The key idea here is that the value drivers must be connected. They need to form a pattern that people can recognize amidst the noise of their day-to-day life. Value innovation, and category creation, occurs when value drivers are combined in novel ways. In platform businesses (multisided markets) the connection will often be between two or more groups. For example, AirBnB initially connected people with rooms to share with people travelling on a budget (yes, the connections exploded out from this). Connecting value drivers in new ways is the key to innovation.
Once you understand, and can convince people of the value propositions for your new category, you need to define the value metrics. These are the units of consumption that track value delivery. A common example is charging for the number of hours that a jet engine is propelling a plane (rather than for jet engines as pieces of machinery). Or the pay per click advertising model where the click is thought to signal interest and attention, and is thus a better proxy for value than impressions (the number of times people have been exposed to a message). Pricing innovation depends on closer connections of value metrics to pricing metrics.

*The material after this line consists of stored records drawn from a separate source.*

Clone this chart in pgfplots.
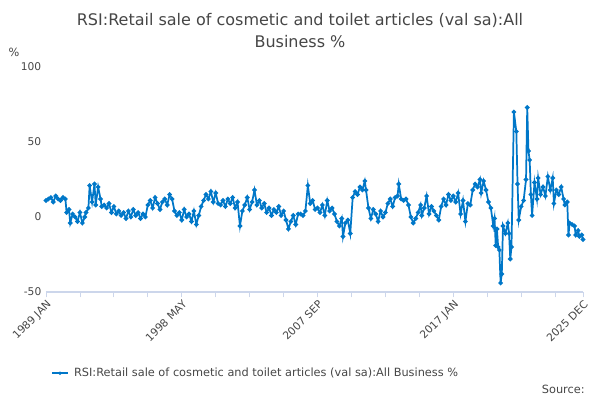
\documentclass[border=0pt]{standalone}
\usepackage{pgfplots}
\pgfplotsset{compat=1.18}
\usepackage{fontspec}
\setmainfont{DejaVu Sans}
\definecolor{ln}{RGB}{0,119,200}
\definecolor{tx}{RGB}{70,70,70}
\definecolor{gr}{RGB}{225,225,225}
\definecolor{ax}{RGB}{204,214,235}
\begin{document}
\begin{tikzpicture}[x=1pt,y=1pt]
\path (0,0) rectangle (450,300);
\node[font=\fontsize{12}{14}\selectfont,text=tx] at (225,285) {RSI:Retail sale of cosmetic and toilet articles (val sa):All};
\node[font=\fontsize{12}{14}\selectfont,text=tx] at (225,268.5) {Business \%};
\node[font=\fontsize{8.5}{10}\selectfont,text=tx] at (10.5,261) {\%};
\begin{axis}[at={(34.5pt,81pt)},anchor=south west,scale only axis,
 width=402.75pt,height=168.75pt,
 xmin=0,xmax=443,ymin=-50,ymax=100,
 ytick={-50,0,50,100},
 xtick={0,28,56,84,112,140,168,196,224,252,280,308,336,364,392,420,443},
 xticklabels={1989 JAN,,,,1998 MAY,,,,2007 SEP,,,,2017 JAN,,,,2025 DEC},
 x tick label style={rotate=45,anchor=north east,font=\fontsize{8}{9}\selectfont,text=tx,inner sep=1pt},
 /pgf/number format/assume math mode=true,
 ymajorgrids,grid style={gr,line width=0.6pt},
 axis y line=none, axis x line*=bottom,
 x axis line style={ax,line width=0.8pt,-},
 xtick style={ax,line width=0.6pt}, major tick length=4pt,
 tick align=outside,
 clip=false]
\pgfplotsextra{\foreach \v in {-50,0,50,100}{\node[anchor=east,font=\fontsize{8}{9}\selectfont,text=tx] at (axis cs:0,\v) {\v};}}
\addplot[color=ln,line width=1.3pt,mark=*,mark size=1pt] coordinates {
(0,11)(2,12)(4,13)(6,10)(8,14)(10,12)(12,11)(14,13)(16,12)(17,3)(19,5)(20,-4)(22,2)(24,0)(26,-3)(28,3)(30,-4)(32,0)(33,3)(35,6)(36,21)(38,10)(40,22)(41,8)(43,20)(45,12)(46,7)(48,8)(50,6)(52,9)(54,3)(56,7)(58,2)(60,4)(62,1)(64,3)(66,-1)(68,4)(70,0)(72,5)(74,1)(76,3)(78,-1)(80,2)(82,0)(84,8)(86,11)(88,6)(90,13)(92,9)(94,5)(96,10)(98,12)(100,8)(102,15)(104,12)(106,4)(108,1)(110,3)(112,-2)(114,5)(116,0)(118,2)(120,-3)(122,4)(124,-5)(126,1)(128,7)(130,11)(132,15)(134,12)(136,17)(138,10)(140,16)(142,9)(144,8)(146,11)(148,7)(150,12)(152,9)(154,13)(156,6)(158,10)(160,-6)(162,4)(164,8)(166,13)(168,5)(170,10)(172,18)(174,8)(176,11)(178,6)(180,9)(182,3)(184,6)(186,1)(188,5)(190,3)(192,7)(194,1)(196,4)(198,-2)(200,-8)(202,-3)(204,1)(206,-5)(208,2)(210,2)(212,1)(214,4)(216,21)(218,9)(220,11)(222,5)(224,6)(226,3)(228,8)(230,1)(232,11)(234,4)(236,6)(238,2)(240,-3)(242,-6)(244,-1)(245,-13)(247,-4)(249,-2)(251,-11)(253,13)(255,17)(257,15)(259,20)(261,18)(263,24)(264,18)(266,6)(268,-1)(270,5)(272,2)(274,-3)(276,4)(278,0)(280,3)(282,9)(284,12)(286,7)(288,13)(290,14)(291,22)(293,12)(295,11)(297,12)(299,8)(301,0)(303,-4)(305,-1)(307,3)(309,8)(310,1)(312,6)(314,14)(316,2)(318,7)(320,4)(322,1)(324,-2)(326,7)(328,12)(330,8)(332,15)(334,11)(336,14)(338,10)(340,16)(342,2)(344,11)(346,-3)(348,9)(350,8)(352,18)(354,22)(356,20)(358,25)(359,16)(361,24)(363,18)(365,10)(367,6)(369,-6)(370,-1)(371,-19)(372,-8)(373,-20)(374,-22)(375,-44)(376,-38)(377,-6)(379,-11)(381,-4)(382,-11)(383,-28)(384,-20)(386,70)(388,57)(389,22)(390,-2)(392,7)(394,11)(396,25)(397,73)(398,44)(399,38)(400,15)(401,1)(403,23)(405,12)(406,26)(408,15)(410,20)(412,14)(414,27)(416,18)(418,26)(419,9)(421,18)(423,15)(425,20)(427,12)(428,8)(430,10)(431,-12)(432,-4)(434,-5)(436,-6)(437,-12)(439,-9)(440,-13)(442,-12)(443,-15)
};
\end{axis}
\draw[ln,line width=1.3pt] (39,20) -- (51,20);
\fill[ln] (45,20) circle (1.4pt);
\node[anchor=west,font=\fontsize{8.5}{10}\selectfont,text=tx] at (52,20) {RSI:Retail sale of cosmetic and toilet articles (val sa):All Business \%};
\node[anchor=east,font=\fontsize{8.5}{10}\selectfont,text=tx] at (442,8) {Source:};
\end{tikzpicture}
\end{document}
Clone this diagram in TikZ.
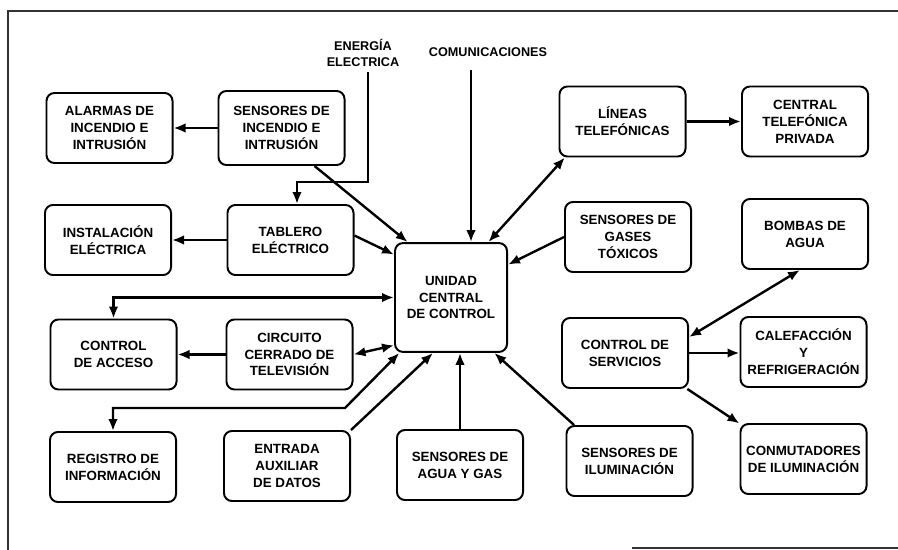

Before moving on to solutions, it is important to segment the new category. This needs to be a value-based segmentation. One is looking for clusters of potential customers that get value (economic, emotional and community value) in the same way. Almost all categories will contain several different segments. Solutions are designed for segments, and not for the category as a whole. This is why pricing for category creation begins with understanding and communicating the value of the category, and not with coming up with a pricing model for a specific solution.
Once the category is defined in a way that people can care about it, has been segmented based on value, and segment specific solutions proposed, then one can begin working on pricing model design.
This is really a restatement of the classic approach to innovation and pricing, where one begins with value to the customer and ends at cost (and is why cost plus pricing fails when one is working to create a new category).
The Category Creation Value and Pricing Process
Connect value drivers in new ways (that are meaningful to some group of buyers and users) - these patterns define new categories
Segment the category using these value drivers (find clusters that experience value in the same way)
Develop solutions for the target segment(s) (different segments are likely to require different solutions, which is why it is a category and not just a market)
Identify value metrics and map to pricing metrics (the key to pricing innovation, good category innovation deserves pricing innovation)
Design a pricing model (which may be specific to the solution and target segment, but ideally is extensible to other segments and solutions)
Develop the category data model (this is the model that collects and organizes the data created in and about the category)
Understand the new skills that will be needed to make the category successful (these skills will be on the side of providers, buyers and users, and enablers
Deepen understanding of the value driver patterns that are evolving in the category and that connect it to other categories
Category creation is not for everyone. It entails risk, requires imagination, and forces you to ask hard questions about value. It is, though, the most compelling way to drive sustainable growth over time.